REPUBLIKA.CO.ID, CIANJUR — Pengadilan Agama (PA) Kabupaten Cianjur, Jawa Barat, mencatat angka perceraian di daerah itu menurun yakni dari 3.945 di 2024 menjadi 3.159 pada 2025. Ini di antaranya berkat upaya mediasi yang digencarkan PA setempat.
Hakim sekaligus Juru Bicara PA Kabupaten Cianjur Ahmad Yani mengatakan mayoritas kasus perceraian dipicu masalah ekonomi yang berkaitan erat dengan judi online sehingga perempuan mengajukan gugatan.
"Sepanjang 2025, dari Januari hingga Agustus kami menerima 3.159 permohonan perceraian, 2.889 perkara sudah diputus, menurun dibandingkan 2024 yang mencapai 3.945 kasus," katanya, Rabu (10/9/2025).
Mayoritas gugat cerai diajukan pihak istri dengan rentang usia pasangan rata-rata 25 hingga 50 tahun. Sedangkan untuk permohonan cerai talak dinilai cukup rendah, sehingga berbagai upaya dilakukan termasuk mediasi agar kedua belah pihak kembali rujuk.
Sebagian besar yang menjalani mediasi tetap memilih bercerai karena persoalan ekonomi namun dalam persidangan disebutkan terungkap bahwa sumber masalah karena suami kecanduan judi online, sehingga istri mengajukan gugatan.
“Tidak hanya judi online gugat cerai diajukan karena berbagai hal lain termasuk ketimpangan penghasilan, dimana istri bekerja dan memiliki penghasilan tetap sedangkan suami tidak, sehingga saat mediasi istri tetap minta cerai," katanya.
Pasangan yang mengajukan permohonan, mengakui persoalan utama ketika sang suami kecanduan judi online sehingga merusak kondisi keuangan keluarga, terlebih selama ini lebih dominan istri yang mencari uang atau bekerja.

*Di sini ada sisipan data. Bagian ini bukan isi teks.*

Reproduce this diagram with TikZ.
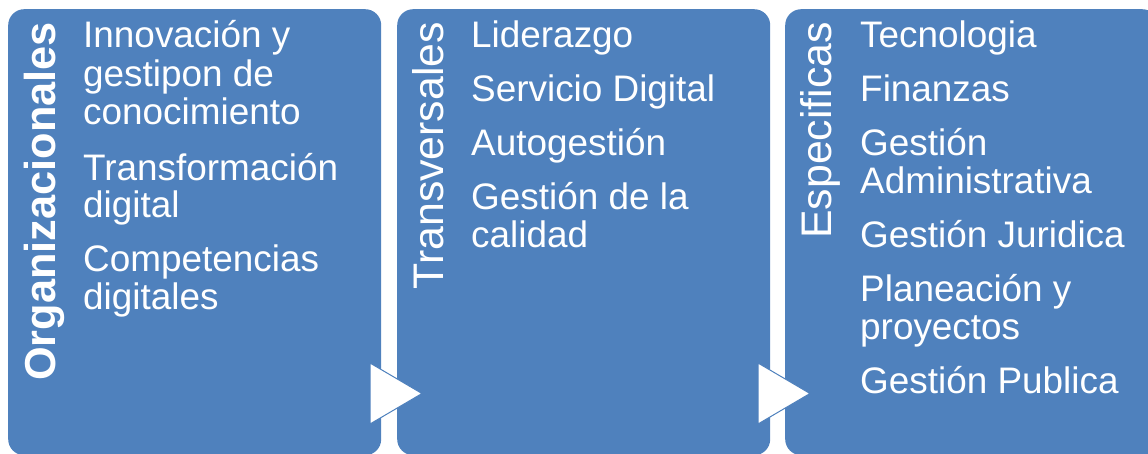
\documentclass[tikz,border=0pt]{standalone}
\usepackage{fontspec}
\setmainfont{Liberation Sans}
\definecolor{boxblue}{RGB}{79,129,189}
\tikzset{
  panel/.style={fill=boxblue, rounded corners=16pt, inner sep=0, anchor=north west, minimum width=373pt, minimum height=446pt},
  item/.style={anchor=base west, inner sep=0, text=white, font=\fontsize{36.9}{38}\selectfont},
  vlabel/.style={anchor=base east, rotate=90, inner sep=0, text=white, font=\fontsize{42.8}{46}\selectfont},
  chevron/.style={fill=white, draw=boxblue, line width=1pt, line join=miter}
}
\begin{document}
\begin{tikzpicture}[x=1pt,y=-1pt]
\useasboundingbox (0,0) rectangle (1148,453);
\clip (0,0) rectangle (1148,453);
\node[panel] (p1) at (8,9) {};
\node[panel] (p2) at (397,9) {};
\node[panel] (p3) at (785,9) {};
% arrows
\coordinate (a1) at (370,363);
\coordinate (a1t) at (422,393.5);
\coordinate (a1b) at (370,424);
\draw[chevron] (a1) -- (a1t) -- (a1b) -- cycle;
\coordinate (a2) at (758,363);
\coordinate (a2t) at (810,393.5);
\coordinate (a2b) at (758,424);
\draw[chevron] (a2) -- (a2t) -- (a2b) -- cycle;
% vertical labels
\node[vlabel, font=\fontsize{43.3}{46}\selectfont\bfseries] (v1) at (55,22) {Organizacionales};
\node[vlabel] (v2) at (443,22) {Transversales};
\node[vlabel] (v3) at (831,22) {Especificas};
% box 1
\node[item] (b1a) at (83,47.7) {Innovación y};
\node[item] (b1b) at (83,86) {gestipon de};
\node[item] (b1c) at (83,124) {conocimiento};
\node[item] (b1d) at (83,180) {Transformación};
\node[item] (b1e) at (83,217.5) {digital};
\node[item] (b1f) at (83,271.7) {Competencias};
\node[item] (b1g) at (83,309.5) {digitales};
% box 2
\node[item] (b2a) at (471,47.7) {Liderazgo};
\node[item] (b2b) at (471,101.5) {Servicio Digital};
\node[item] (b2c) at (471,155.5) {Autogestión};
\node[item] (b2d) at (471,209.3) {Gestión de la};
\node[item] (b2e) at (471,247.3) {calidad};
% box 3
\node[item] (b3a) at (860,47.7) {Tecnologia};
\node[item] (b3b) at (860,101.5) {Finanzas};
\node[item] (b3c) at (860,155.5) {Gestión};
\node[item] (b3d) at (860,193.5) {Administrativa};
\node[item] (b3e) at (860,247.5) {Gestión Juridica};
\node[item] (b3f) at (860,301.5) {Planeación y};
\node[item] (b3g) at (860,339.5) {proyectos};
\node[item] (b3h) at (860,393.5) {Gestión Publica};
\end{tikzpicture}
\end{document}
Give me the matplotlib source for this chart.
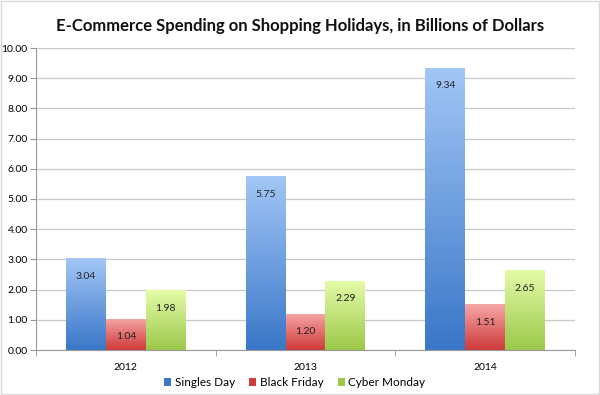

Bahkan setelah beberapa kali dilakukan mediasi, pasangan yang mengajukan permohonan tetap bercerai karena tidak ada lagi kepercayaan dari istri yang setiap hari bekerja dan memiliki penghasilan tetap, sehingga proses perceraian diputuskan.
"Meski angkanya menurun, namun posisi Cianjur masih berada di peringkat kedua perceraian tertinggi di Jabar setelah Kota Depok, bahkan tahun lalu sempat tertinggi nomor satu di Jabar," katanya.
Untuk terus menekan angka perceraian, tambah dia, sosialisasi dan edukasi dampak buruk judi online melibatkan petugas di Kementerian Agama dan tokoh alim ulama dilakukan selain mediasi, sehingga tidak ada lagi pasangan yang mengajukan permohonan bercerai karena faktor ekonomi.
“Ini merupakan tugas bersama, memberikan edukasi dan sosialisasi dampak buruk dari judi online, sehingga pasangan suami istri tepatnya suami untuk menjauhi hal tersebut agar keuangan keluarga tidak terganggu dan keluarga tetap utuh," katanya.